>>

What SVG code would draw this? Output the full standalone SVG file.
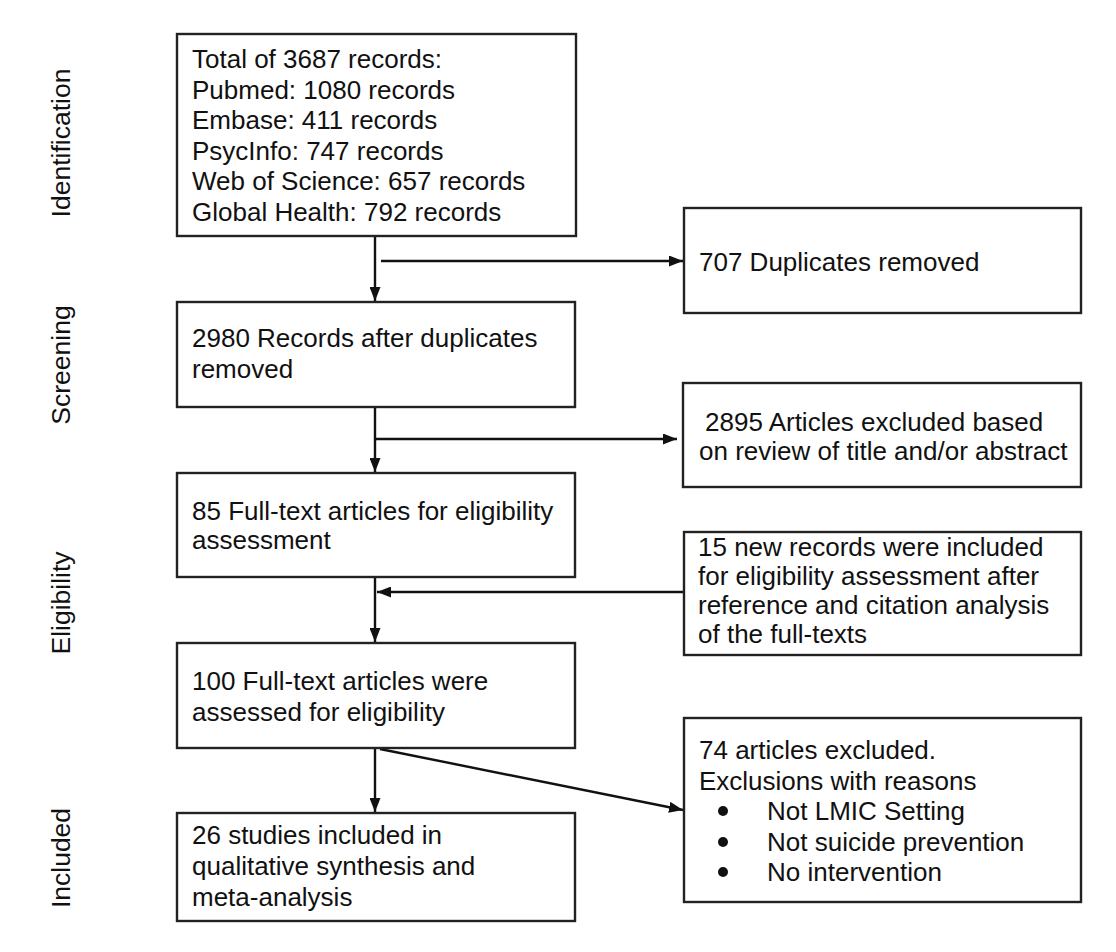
<svg xmlns="http://www.w3.org/2000/svg" width="1116" height="952" viewBox="0 0 1116 952">
<style>
.box{fill:#fff;stroke:#222;stroke-width:2.4}
text{font-family:"Liberation Sans",Arial,sans-serif;font-size:26px;fill:#111}
.side{font-size:26.5px}
.ln{stroke:#111;stroke-width:2.4;fill:none}
</style>
<defs>
<marker id="ah" viewBox="0 0 14 11" refX="14" refY="5.5" markerWidth="14" markerHeight="11" markerUnits="userSpaceOnUse" orient="auto">
<path d="M0,0 L14,5.5 L0,11 Z" fill="#111"/>
</marker>
</defs>
<rect width="1116" height="952" fill="#fff"/>
<g id="side-labels">
<text class="side" transform="translate(70,143) rotate(-90)" text-anchor="middle">Identification</text>
<text class="side" transform="translate(70,365) rotate(-90)" text-anchor="middle">Screening</text>
<text class="side" transform="translate(70,603) rotate(-90)" text-anchor="middle">Eligibility</text>
<text class="side" transform="translate(70,858) rotate(-90)" text-anchor="middle">Included</text>
</g>
<g id="connectors">
<line class="ln" x1="375" y1="236" x2="375" y2="301" marker-end="url(#ah)"/>
<line class="ln" x1="381" y1="261" x2="683" y2="261" marker-end="url(#ah)"/>
<line class="ln" x1="375" y1="407" x2="375" y2="472" marker-end="url(#ah)"/>
<line class="ln" x1="375" y1="439" x2="677" y2="439" marker-end="url(#ah)"/>
<line class="ln" x1="375" y1="577" x2="375" y2="642" marker-end="url(#ah)"/>
<line class="ln" x1="684" y1="592" x2="377" y2="592" marker-end="url(#ah)"/>
<line class="ln" x1="375" y1="748" x2="375" y2="812" marker-end="url(#ah)"/>
<line class="ln" x1="380" y1="749" x2="683" y2="810" marker-end="url(#ah)"/>
</g>
<g id="n-total">
<rect class="box" x="177" y="34" width="399" height="202"/>
<text x="192" y="68">Total of 3687 records:</text>
<text x="192" y="98.5">Pubmed: 1080 records</text>
<text x="192" y="129">Embase: 411 records</text>
<text x="192" y="159.5">PsycInfo: 747 records</text>
<text x="192" y="190">Web of Science: 657 records</text>
<text x="192" y="220.5">Global Health: 792 records</text>
</g>
<g id="n-duplicates">
<rect class="box" x="684" y="208" width="397" height="105"/>
<text x="699" y="271">707 Duplicates removed</text>
</g>
<g id="n-after-dup">
<rect class="box" x="177" y="302" width="398" height="105"/>
<text x="192" y="347">2980 Records after duplicates</text>
<text x="192" y="378">removed</text>
</g>
<g id="n-excluded-title">
<rect class="box" x="683" y="383" width="398" height="104"/>
<text x="705" y="431">2895 Articles excluded based</text>
<text x="699" y="460">on review of title and/or abstract</text>
</g>
<g id="n-fulltext85">
<rect class="box" x="177" y="473" width="398" height="104"/>
<text x="192" y="520">85 Full-text articles for eligibility</text>
<text x="192" y="549">assessment</text>
</g>
<g id="n-new-records">
<rect class="box" x="684" y="532" width="397" height="123"/>
<text x="698" y="556">15 new records were included</text>
<text x="698" y="585">for eligibility assessment after</text>
<text x="698" y="614">reference and citation analysis</text>
<text x="698" y="643">of the full-texts</text>
</g>
<g id="n-fulltext100">
<rect class="box" x="177" y="643" width="398" height="105"/>
<text x="192" y="690">100 Full-text articles were</text>
<text x="192" y="721">assessed for eligibility</text>
</g>
<g id="n-excluded74">
<rect class="box" x="684" y="718" width="397" height="184"/>
<text x="699" y="759">74 articles excluded.</text>
<text x="699" y="789.5">Exclusions with reasons</text>
<circle cx="723" cy="811" r="5" fill="#111"/>
<text x="767" y="820">Not LMIC Setting</text>
<circle cx="723" cy="842" r="5" fill="#111"/>
<text x="767" y="851">Not suicide prevention</text>
<circle cx="723" cy="872" r="5" fill="#111"/>
<text x="767" y="881">No intervention</text>
</g>
<g id="n-included">
<rect class="box" x="177" y="813" width="398" height="108"/>
<text x="192" y="844">26 studies included in</text>
<text x="192" y="875">qualitative synthesis and</text>
<text x="192" y="906">meta-analysis</text>
</g>
</svg>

<<

What the task requires
Restate the entire listing word for word, excluding pictures.

Response to this exercise
What SVG code would draw this? Output the full standalone SVG file.
<svg xmlns="http://www.w3.org/2000/svg" width="1116" height="952" viewBox="0 0 1116 952">
<style>
.box{fill:#fff;stroke:#222;stroke-width:2.4}
text{font-family:"Liberation Sans",Arial,sans-serif;font-size:26px;fill:#111}
.side{font-size:26.5px}
.ln{stroke:#111;stroke-width:2.4;fill:none}
</style>
<defs>
<marker id="ah" viewBox="0 0 14 11" refX="14" refY="5.5" markerWidth="14" markerHeight="11" markerUnits="userSpaceOnUse" orient="auto">
<path d="M0,0 L14,5.5 L0,11 Z" fill="#111"/>
</marker>
</defs>
<rect width="1116" height="952" fill="#fff"/>
<g id="side-labels">
<text class="side" transform="translate(70,143) rotate(-90)" text-anchor="middle">Identification</text>
<text class="side" transform="translate(70,365) rotate(-90)" text-anchor="middle">Screening</text>
<text class="side" transform="translate(70,603) rotate(-90)" text-anchor="middle">Eligibility</text>
<text class="side" transform="translate(70,858) rotate(-90)" text-anchor="middle">Included</text>
</g>
<g id="connectors">
<line class="ln" x1="375" y1="236" x2="375" y2="301" marker-end="url(#ah)"/>
<line class="ln" x1="381" y1="261" x2="683" y2="261" marker-end="url(#ah)"/>
<line class="ln" x1="375" y1="407" x2="375" y2="472" marker-end="url(#ah)"/>
<line class="ln" x1="375" y1="439" x2="677" y2="439" marker-end="url(#ah)"/>
<line class="ln" x1="375" y1="577" x2="375" y2="642" marker-end="url(#ah)"/>
<line class="ln" x1="684" y1="592" x2="377" y2="592" marker-end="url(#ah)"/>
<line class="ln" x1="375" y1="748" x2="375" y2="812" marker-end="url(#ah)"/>
<line class="ln" x1="380" y1="749" x2="683" y2="810" marker-end="url(#ah)"/>
</g>
<g id="n-total">
<rect class="box" x="177" y="34" width="399" height="202"/>
<text x="192" y="68">Total of 3687 records:</text>
<text x="192" y="98.5">Pubmed: 1080 records</text>
<text x="192" y="129">Embase: 411 records</text>
<text x="192" y="159.5">PsycInfo: 747 records</text>
<text x="192" y="190">Web of Science: 657 records</text>
<text x="192" y="220.5">Global Health: 792 records</text>
</g>
<g id="n-duplicates">
<rect class="box" x="684" y="208" width="397" height="105"/>
<text x="699" y="271">707 Duplicates removed</text>
</g>
<g id="n-after-dup">
<rect class="box" x="177" y="302" width="398" height="105"/>
<text x="192" y="347">2980 Records after duplicates</text>
<text x="192" y="378">removed</text>
</g>
<g id="n-excluded-title">
<rect class="box" x="683" y="383" width="398" height="104"/>
<text x="705" y="431">2895 Articles excluded based</text>
<text x="699" y="460">on review of title and/or abstract</text>
</g>
<g id="n-fulltext85">
<rect class="box" x="177" y="473" width="398" height="104"/>
<text x="192" y="520">85 Full-text articles for eligibility</text>
<text x="192" y="549">assessment</text>
</g>
<g id="n-new-records">
<rect class="box" x="684" y="532" width="397" height="123"/>
<text x="698" y="556">15 new records were included</text>
<text x="698" y="585">for eligibility assessment after</text>
<text x="698" y="614">reference and citation analysis</text>
<text x="698" y="643">of the full-texts</text>
</g>
<g id="n-fulltext100">
<rect class="box" x="177" y="643" width="398" height="105"/>
<text x="192" y="690">100 Full-text articles were</text>
<text x="192" y="721">assessed for eligibility</text>
</g>
<g id="n-excluded74">
<rect class="box" x="684" y="718" width="397" height="184"/>
<text x="699" y="759">74 articles excluded.</text>
<text x="699" y="789.5">Exclusions with reasons</text>
<circle cx="723" cy="811" r="5" fill="#111"/>
<text x="767" y="820">Not LMIC Setting</text>
<circle cx="723" cy="842" r="5" fill="#111"/>
<text x="767" y="851">Not suicide prevention</text>
<circle cx="723" cy="872" r="5" fill="#111"/>
<text x="767" y="881">No intervention</text>
</g>
<g id="n-included">
<rect class="box" x="177" y="813" width="398" height="108"/>
<text x="192" y="844">26 studies included in</text>
<text x="192" y="875">qualitative synthesis and</text>
<text x="192" y="906">meta-analysis</text>
</g>
</svg>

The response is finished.